An investigation into the generals‘ alleged crimes against the Rohingya is in progress at the International Criminal Court and The Gambia filed a case at the International Court of Justice (ICJ) alleging that Myanmar’s persecution of the Rohingya violates the Genocide Convention. Aung San Suu Kyi – at that time as the country’s de facto leader in the position of state counsellor – travelled to the Hague to defend the country against these allegations.
The deprivation of aid could also be a crime under international law, says Steven Kay KC, a member of the IBA War Crimes Committee Advisory Board. ‘Such conduct could come within other inhumane acts Article 7.1.a as defined by the Rome statute, if all the elements of the offence were proven,’ says Kay.
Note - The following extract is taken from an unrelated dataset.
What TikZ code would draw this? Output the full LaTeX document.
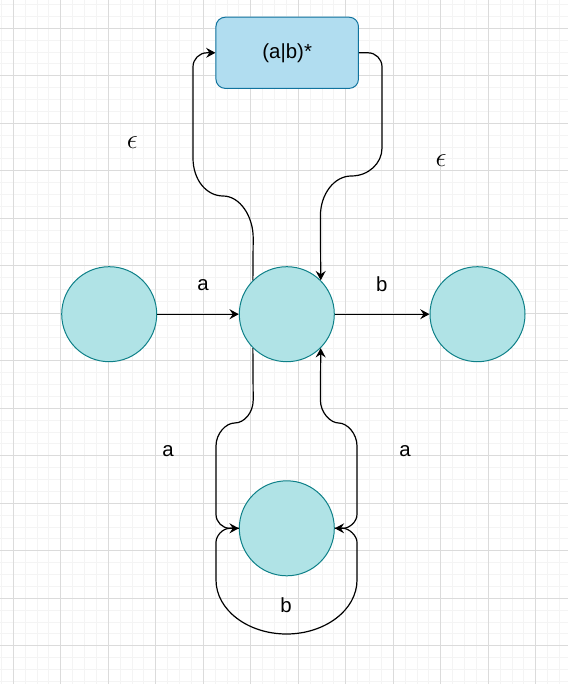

Prior to the cyclone, early in 2023, Myanmar’s military had announced plans to hold an election in an attempt to legitimise its position in the country. The generals since introduced a new law which required political parties to reregister by March or be disbanded. A large number of parties, including Aung San Suu Kyi’s National League for Democracy (NLD), refused. ‘Considering it won 79 per cent and 82 per cent of the elected seats in the last two general elections, the NLD’s participation ‘is a fundamental requirement for credible polls in Myanmar,’ according to the International Crisis Group, a non-governmental organisation.
The Special Rapporteur on the situation of human rights in Myanmar, Tom Andrews, has said that the military junta ‘can make no claim to democratic legitimacy’. Instead, he calls on countries to recognise the National Unity Government (NUG) – the shadow government formed following the coup - as the legitimate representatives of the people of Myanmar.
Under the military, there is little hope for the Rohingya in the camps that they’ll ever be able to return to their homes. Under the guise of closing the camps, the military is building permanent structures – replacing the temporary ones that were supposed to be there for two years only – near the current sites to house them, according to Human Rights Watch.
Also, the hundreds of thousands of Rohingya who fled to Bangladesh following the military’s brutal and deadly campaign in 2017 are at risk of being returned to Myanmar. The Bangladesh government aims to return over 1100 refugees initially, who would be housed in newly built villages that they would not be allowed to leave. While often described as voluntary, threats of arrests for non-cooperation have been reported.
‘The freedom of the Rohingya is very much bound up in the freedom of Myanmar. Junta officials are trying to carry out their problematic ‘camp closure’ process in the Rakhine camps, entrenching segregation and denying Rohingya the right to return home. All of this only makes the prospect of safe returns for Rohingya refugees in Bangladesh even more distant,’ says Bauchner.